Contenzioso

Cambio di mansioni: il lavoratore non può rifiutare la visita medica

di Valeria Zeppilli

In caso di cambio di mansioni da parte del dipendente, il datore di lavoro è tenuto a sottoporlo a visita medica di idoneità. Si tratta di un adempimento al quale non è possibile sottrarsi: la sua omissione, secondo la Corte di cassazione (sezione lavoro, 22094/2022), rappresenta un colposo e grave inadempimento della parte datoriale.

L'articolo 41, comma 2, lettera d), del decreto legislativo 81/2008 prevede, infatti, che la sorveglianza sanitaria cui il datore di lavoro è tenuto comprende anche la visita medica con la quale, in occasione del cambio di mansioni, si va a verificare l'idoneità del dipendente a svolgere la nuova mansione specifica. Sulla base di un simile presupposto, il lavoratore non può rifiutarsi di sottoporsi a tale visita, neanche laddove ritenga che il conferimento del nuovo incarico che la giustifica rappresenti una forma di illegittimo demansionamento.

Del resto, la visita medica è preventiva e prodromica al passaggio di mansioni e quindi, di fatto, il demansionamento, anche laddove ipotizzato, al momento del suo svolgimento non può dirsi verificato. Il datore di lavoro che dispone l'accertamento medico non fa altro che adeguarsi alle prescrizioni che gli sono imposte a tutela delle condizioni fisiche dei propri dipendenti nello svolgimento delle mansioni che sono loro assegnate.

Se il dipendente non ne condivide gli esiti o ritiene che le mansioni cui dovrebbe essere successivamente adibito non gli siano state legittimamente assegnate, per la Corte di cassazione, può poi eventualmente rivolgersi agli organi competenti, ma non può certo "farsi giustizia da sé" rifiutando preventivamente il controllo e invocando l'articolo 1460 del Codice civile, che disciplina l'eccezione di inadempimento. Tale ultima norma, del resto, trova applicazione solo in caso di totale inadempimento da parte del datore di lavoro o laddove questi tenga una condotta talmente grave da incidere irrimediabilmente sulle esigenze vitali del lavoratore che la invoca. Tutte circostanze che non possono dirsi integrate in ipotesi come quella in esame.

Nel caso analizzato dalla Corte di cassazione, il datore di lavoro, a fronte del rifiuto reiterato di una dipendente di sottoporsi alla visita medica, aveva disposto nei suoi confronti un licenziamento per giusta causa. Su tale decisione i giudici di legittimità hanno deciso di non pronunciarsi, specificando che la ricorrenza di elementi idonei a costituire la giusta causa di licenziamento e la valutazione circa la proporzionalità della sanzione rappresentano degli accertamenti di fatto sui quali la loro giurisdizione non può estendersi.

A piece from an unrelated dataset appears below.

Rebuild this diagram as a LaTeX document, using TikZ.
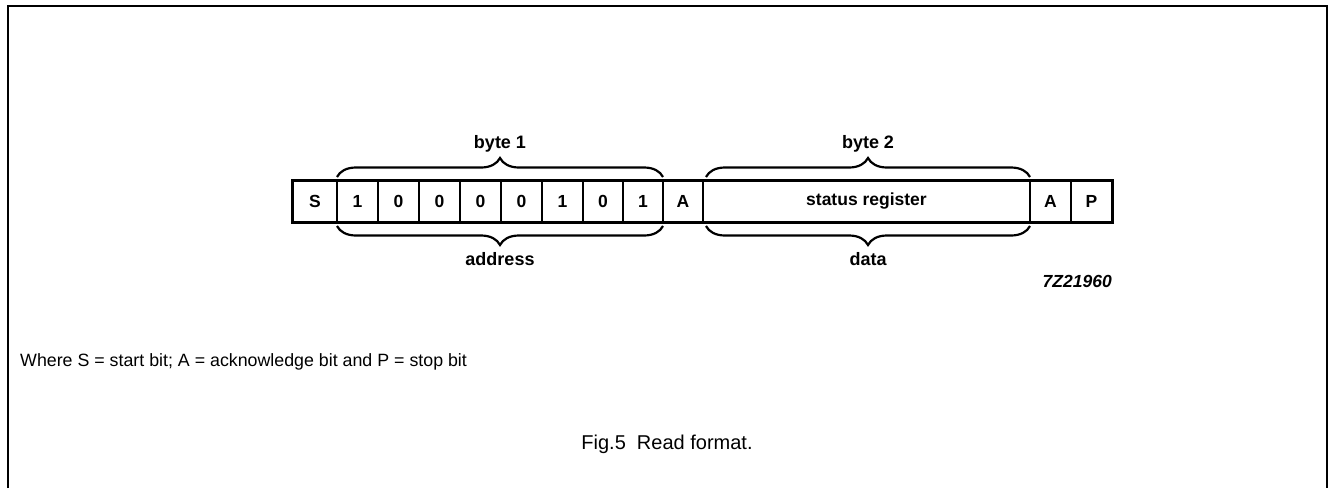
\documentclass[tikz,border=0pt]{standalone}
\usepackage{fontspec}
\setmainfont{Liberation Sans}
\usetikzlibrary{decorations.pathreplacing}
\begin{document}
\begin{tikzpicture}[x=1pt,y=-1pt,
  cell/.style={draw, line width=1.6pt, minimum height=40pt, inner sep=0pt, anchor=center, font=\fontsize{17.5}{19}\selectfont\bfseries},
  lbl/.style={font=\fontsize{18}{20}\selectfont\bfseries, inner sep=0pt},
  bracepath/.style={line width=2.2pt, decorate, decoration={brace, amplitude=19pt}},
]
\useasboundingbox (0,0) rectangle (1329,488);
\fill[white] (0,0) rectangle (1329,488);
% frame
\draw[line width=2pt] (7.5,488) -- (7.5,6) -- (1327,6) -- (1327,488);
% cells
\node[cell, minimum width=44pt] (cS) at (315,201.5) {S};
\node[cell, minimum width=41pt] (c1) at (357.5,201.5) {1};
\node[cell, minimum width=41pt] (c2) at (398.5,201.5) {0};
\node[cell, minimum width=41pt] (c3) at (439.5,201.5) {0};
\node[cell, minimum width=41pt] (c4) at (480.5,201.5) {0};
\node[cell, minimum width=41pt] (c5) at (521.5,201.5) {0};
\node[cell, minimum width=41pt] (c6) at (562.5,201.5) {1};
\node[cell, minimum width=40pt] (c7) at (603,201.5) {0};
\node[cell, minimum width=40pt] (c8) at (643,201.5) {1};
\node[cell, minimum width=40pt] (cA1) at (683,201.5) {A};
\node[cell, minimum width=327pt] (cSR) at (866.5,201.5) {status register};
\node[cell, minimum width=41pt] (cA2) at (1050.5,201.5) {A};
\node[cell, minimum width=41pt] (cP) at (1091.5,201.5) {P};
% outer thick border
\draw[line width=2.6pt] (cS.north west) rectangle (cP.south east);
% brace anchors
\coordinate (b1l) at (337,177);
\coordinate (b1r) at (663,177);
\coordinate (a1l) at (337,226);
\coordinate (a1r) at (663,226);
\coordinate (b2l) at (706,177);
\coordinate (b2r) at (1030,177);
\coordinate (a2l) at (706,226);
\coordinate (a2r) at (1030,226);
\draw[bracepath] (b1l) -- (b1r);
\draw[bracepath] (a1r) -- (a1l);
\draw[bracepath] (b2l) -- (b2r);
\draw[bracepath] (a2r) -- (a2l);
% labels
\node[lbl] (tb1) at (500,144) {byte 1};
\node[lbl] (tad) at (500,259) {address};
\node[lbl] (tb2) at (868,144) {byte 2};
\node[lbl] (tda) at (868,259) {data};
\node[lbl, anchor=east, font=\fontsize{17.5}{19}\selectfont\bfseries\itshape] (tid) at (1112,281) {7Z21960};
\node[anchor=west, inner sep=0pt, font=\fontsize{17.8}{20}\selectfont] (foot) at (20,362) {Where S = start bit; A = acknowledge bit and P = stop bit};
\node[inner sep=0pt, font=\fontsize{20}{23}\selectfont] (cap) at (667,444) {Fig.5\ \ Read format.};
\end{tikzpicture}
\end{document}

Resta quindi confermata la valutazione fatta dai giudici del merito che, con motivazione considerata corretta sia dal punto di vista logico che da quello giuridico, avevano ritenuto legittimo il licenziamento per giusta causa, considerati l'illegittimità del comportamento omissivo della lavoratrice, punito anche con sanzioni penali, e la finalità della condotta del datore di lavoro di tutelare la salute e la sicurezza dei propri dipendenti in ossequio alle prescrizioni del decreto legislativo 81/2008.